Cancelable Iris template generation by aggregating patch level ordinal relations with its holistically extended performance and security analysis

Abstract

Nowadays, biometric-based authentication is gaining immense popularity due to the widespread usage of digital activities. Among various biometric traits, the iris is one of the most discriminative, accurate, and popularly used biometrics. However, due to its immutable nature, it is highly vulnerable to adversarial attacks if stolen and thus poses a severe security threat. Here, in this work, we propose a cancelable iris biometric authentication system that stores a transformed version of the original iris template and thus enables cancelation and re-enrolment in case if the original template is stolen.

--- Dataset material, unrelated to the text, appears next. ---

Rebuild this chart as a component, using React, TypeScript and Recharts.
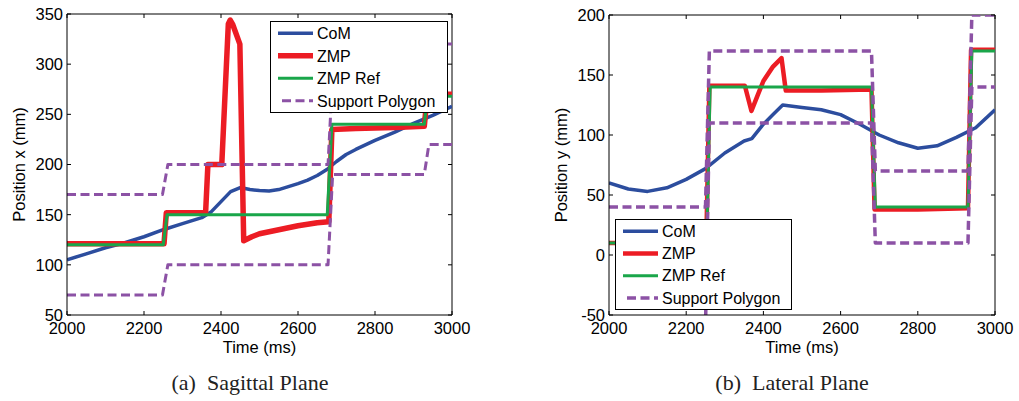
import { LineChart, Line, XAxis, YAxis, Legend, ReferenceLine } from "recharts";

type Pt = { t: number; v: number };
const zip = (ts: number[], vs: number[]): Pt[] => ts.map((t, i) => ({ t, v: vs[i] }));

const TIME_TICKS = [2000, 2200, 2400, 2600, 2800, 3000];
const SAG_TICKS = [50, 100, 150, 200, 250, 300, 350];
const LAT_TICKS = [-50, 0, 50, 100, 150, 200];

// sagittal plane (a)
const SAG_COM_T = [2000, 2050, 2100, 2150, 2200, 2250, 2300, 2350, 2375, 2400, 2425, 2450, 2475, 2500, 2525, 2550, 2575, 2600, 2625, 2650, 2675, 2700, 2725, 2750, 2800, 2850, 2900, 2950, 3000];
const SAG_COM_V = [105, 111, 117, 122, 128, 135, 141, 147, 153, 163, 173, 177, 175, 174, 173.5, 175, 178, 181, 184.5, 189, 195, 203, 210, 215, 224, 232, 241, 249, 258];
const SAG_ZMP_T = [2000, 2252, 2258, 2360, 2366, 2402, 2419, 2424, 2430, 2449, 2459, 2480, 2500, 2550, 2600, 2650, 2680, 2688, 2750, 2850, 2928, 2936, 3000];
const SAG_ZMP_V = [121, 121, 152, 152, 200, 200, 340, 344, 340, 320, 124, 128, 131, 135, 139, 142, 143, 235, 236, 237, 238, 270, 270];
const SAG_REF_T = [2000, 2250, 2260, 2676, 2688, 2928, 2936, 3000];
const SAG_REF_V = [120, 120, 150, 150, 240, 240, 268, 268];
const SAG_POLY_T = [2000, 2248, 2262, 2678, 2690, 2928, 2940, 3000];
const SAG_POLY_HI = [170, 170, 200, 200, 290, 290, 320, 320];
const SAG_POLY_LO = [70, 70, 100, 100, 190, 190, 220, 220];

// lateral plane (b)
const LAT_COM_T = [2000, 2050, 2100, 2150, 2200, 2250, 2300, 2350, 2370, 2400, 2425, 2450, 2500, 2550, 2600, 2650, 2700, 2750, 2800, 2850, 2900, 2950, 3000];
const LAT_COM_V = [60, 55, 53, 56, 63, 72, 85, 95, 97, 109, 117, 125, 123, 121, 117, 109, 100, 93.5, 89, 91, 98, 106, 121];
const LAT_ZMP_T = [2000, 2252, 2260, 2352, 2369, 2385, 2400, 2425, 2447, 2458, 2550, 2680, 2688, 2800, 2930, 2938, 3000];
const LAT_ZMP_V = [10, 10, 141, 141, 120, 133, 145, 157, 164, 137, 137, 138, 38, 38, 39, 171, 171];
const LAT_REF_T = [2000, 2253, 2262, 2680, 2690, 2930, 2940, 3000];
const LAT_REF_V = [10, 10, 140, 140, 40, 40, 170, 170];
const LAT_POLY_T = [2000, 2250, 2260, 2680, 2690, 2930, 2940, 3000];
const LAT_POLY_HI = [40, 40, 170, 170, 70, 70, 200, 200];
const LAT_POLY_LO = [-60, -60, 110, 110, 10, 10, 140, 140];

const BLUE = "#2c4d9e";
const RED = "#ec1c24";
const GREEN = "#1aa64a";
const PURPLE = "#8c52a5";
const DASH = "9 4.5";

const FONT = "'Liberation Sans', Arial, sans-serif";
const SERIF = "'Liberation Serif', 'Times New Roman', serif";
const CHART_H = 401;
const Y_AXIS_W = 50;
const X_AXIS_H = 40;
const TICK = 4;

interface Series {
  key: string;
  name: string;
  data: Pt[];
  color: string;
  width: number;
  dash?: string;
  legend: boolean;
}

interface PanelProps {
  width: number;
  margin: { top: number; right: number; bottom: number; left: number };
  yDomain: [number, number];
  yTicks: number[];
  yLabel: string;
  caption: string;
  captionX: number;
  series: Series[];
  legendBox: { left: number; top: number; width: number; height: number };
}

function Panel(p: PanelProps) {
  const plotL = p.margin.left + Y_AXIS_W;
  const plotR = p.width - p.margin.right;
  const plotT = p.margin.top;
  const plotB = CHART_H - p.margin.bottom - X_AXIS_H;
  const cx = (plotL + plotR) / 2;
  const cy = (plotT + plotB) / 2;

  const xTick = (props: any) => {
    const { x, payload } = props;
    return (
      <g>
        <line x1={x} y1={plotB} x2={x} y2={plotB - TICK} stroke="#000" />
        <line x1={x} y1={plotT} x2={x} y2={plotT + TICK} stroke="#000" />
        <text x={x} y={plotB + 19} textAnchor="middle" fontFamily={FONT} fontSize={16.5} fill="#000">
          {payload.value}
        </text>
      </g>
    );
  };

  const yTick = (props: any) => {
    const { y, payload } = props;
    return (
      <g>
        <line x1={plotL} y1={y} x2={plotL + TICK} y2={y} stroke="#000" />
        <line x1={plotR} y1={y} x2={plotR - TICK} y2={y} stroke="#000" />
        <text x={plotL - 4} y={y} dy="0.36em" textAnchor="end" fontFamily={FONT} fontSize={16.5} fill="#000">
          {payload.value}
        </text>
      </g>
    );
  };

  // legend rows follow the series order; one row per legend-visible series
  const legendContent = () => {
    const items = p.series.filter((s) => s.legend);
    const { width, height } = p.legendBox;
    const rowH = (height - 2) / items.length;
    return (
      <svg width={width} height={height} style={{ display: "block" }}>
        <rect x={0.5} y={0.5} width={width - 1} height={height - 1} fill="#fff" stroke="#000" />
        {items.map((s, i) => {
          const ry = 1 + rowH * (i + 0.5);
          return (
            <g key={s.key}>
              <line x1={s.dash ? 12 : 8} y1={ry} x2={43} y2={ry} stroke={s.color} strokeWidth={s.width} strokeDasharray={s.dash} />
              <text x={47} y={ry} dy="0.36em" fontFamily={FONT} fontSize={16} fill="#000">
                {s.name}
              </text>
            </g>
          );
        })}
      </svg>
    );
  };

  return (
    <LineChart width={p.width} height={CHART_H} margin={p.margin}>
      <XAxis
        type="number"
        dataKey="t"
        domain={[2000, 3000]}
        ticks={TIME_TICKS}
        interval={0}
        height={X_AXIS_H}
        tickSize={0}
        tickMargin={0}
        tickLine={false}
        tick={xTick}
        axisLine={{ stroke: "#000" }}
        allowDataOverflow
        label={() => (
          <g>
            <text x={cx} y={plotB + 38} textAnchor="middle" fontFamily={FONT} fontSize={16.5} fill="#000">
              Time (ms)
            </text>
            <text x={p.captionX} y={390} textAnchor="middle" fontFamily={SERIF} fontSize={22} fill="#222" style={{ whiteSpace: "pre" }}>
              {p.caption}
            </text>
          </g>
        )}
      />
      <YAxis
        type="number"
        domain={p.yDomain}
        ticks={p.yTicks}
        interval={0}
        width={Y_AXIS_W}
        tickSize={0}
        tickMargin={0}
        tickLine={false}
        tick={yTick}
        axisLine={{ stroke: "#000" }}
        allowDataOverflow
        label={() => (
          <text
            x={plotL - 42}
            y={cy}
            transform={`rotate(-90, ${plotL - 42}, ${cy})`}
            textAnchor="middle"
            fontFamily={FONT}
            fontSize={16.5}
            fill="#000"
          >
            {p.yLabel}
          </text>
        )}
      />
      <ReferenceLine y={p.yDomain[1]} stroke="#000" />
      <ReferenceLine x={3000} stroke="#000" />
      {p.series.map((s) => (
        <Line
          key={s.key}
          data={s.data}
          dataKey="v"
          name={s.name}
          stroke={s.color}
          strokeWidth={s.width}
          strokeDasharray={s.dash}
          strokeLinejoin="round"
          dot={false}
          activeDot={false}
          legendType={s.legend ? "line" : "none"}
          isAnimationActive={false}
        />
      ))}
      <Legend
        layout="vertical"
        align="center"
        verticalAlign="middle"
        width={p.legendBox.width}
        height={p.legendBox.height}
        wrapperStyle={{ left: p.legendBox.left, top: p.legendBox.top, width: p.legendBox.width, height: p.legendBox.height }}
        content={legendContent}
      />
    </LineChart>
  );
}

const sagSeries: Series[] = [
  { key: "com", name: "CoM", data: zip(SAG_COM_T, SAG_COM_V), color: BLUE, width: 3.5, legend: true },
  { key: "zmp", name: "ZMP", data: zip(SAG_ZMP_T, SAG_ZMP_V), color: RED, width: 5.5, legend: true },
  { key: "ref", name: "ZMP Ref", data: zip(SAG_REF_T, SAG_REF_V), color: GREEN, width: 3, legend: true },
  { key: "polyHi", name: "Support Polygon", data: zip(SAG_POLY_T, SAG_POLY_HI), color: PURPLE, width: 3, dash: DASH, legend: true },
  { key: "polyLo", name: "Support Polygon", data: zip(SAG_POLY_T, SAG_POLY_LO), color: PURPLE, width: 3, dash: DASH, legend: false },
];

const latSeries: Series[] = [
  { key: "com", name: "CoM", data: zip(LAT_COM_T, LAT_COM_V), color: BLUE, width: 3.5, legend: true },
  { key: "zmp", name: "ZMP", data: zip(LAT_ZMP_T, LAT_ZMP_V), color: RED, width: 4.5, legend: true },
  { key: "ref", name: "ZMP Ref", data: zip(LAT_REF_T, LAT_REF_V), color: GREEN, width: 3, legend: true },
  { key: "polyHi", name: "Support Polygon", data: zip(LAT_POLY_T, LAT_POLY_HI), color: PURPLE, width: 3.5, dash: DASH, legend: true },
  { key: "polyLo", name: "Support Polygon", data: zip(LAT_POLY_T, LAT_POLY_LO), color: PURPLE, width: 3.5, dash: DASH, legend: false },
];

export default function App() {
  return (
    <div style={{ position: "absolute", left: 0, top: 0, width: 1019, height: 401, background: "#fff", overflow: "hidden" }}>
      <div style={{ position: "absolute", left: 0, top: 0 }}>
        <Panel
          width={500}
          margin={{ top: 14, right: 48, bottom: 46, left: 17 }}
          yDomain={[50, 350]}
          yTicks={SAG_TICKS}
          yLabel="Position x (mm)"
          caption="(a)  Sagittal Plane"
          captionX={250}
          series={sagSeries}
          legendBox={{ left: 270, top: 21, width: 178, height: 92 }}
        />
      </div>
      <div style={{ position: "absolute", left: 500, top: 0 }}>
        <Panel
          width={519}
          margin={{ top: 15, right: 24, bottom: 46, left: 59 }}
          yDomain={[-50, 200]}
          yTicks={LAT_TICKS}
          yLabel="Position y (mm)"
          caption="(b)  Lateral Plane"
          captionX={292}
          series={latSeries}
          legendBox={{ left: 115, top: 219, width: 177, height: 91 }}
        />
      </div>
    </div>
  );
}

Firstly, for extracting discriminative iris features, we have proposed a novel deep architecture based on aggregation learning. This deep architecture makes use of qualitative measure (ordinal measure), unlike popularly used quantitative measures. The usage of ordinal measures in this work enables to encode distinctive iris features quite well. Later generated iris features are protected using state-of-the-art two representative cancelable biometric techniques, namely BioHashing and 2N discretized BioPhasor. Finally, in order to justify the efficacy of the proposed architecture, we have presented rigorous and holistic security analysis. To the best of our knowledge, this is the first work that has presented such an in-depth analysis of any deep network in the context of cancelable iris biometrics. Experimental results over four datasets viz. CASIA-V3 Interval, CASIA-Lamp, IITD, and IITK demonstrate the efficacy of the proposed framework in terms of security and accuracy. Further, for better network explainability, we have also performed layer-specific heatmap and feature map analysis to ascertain what exactly our novel deep architecture is learning.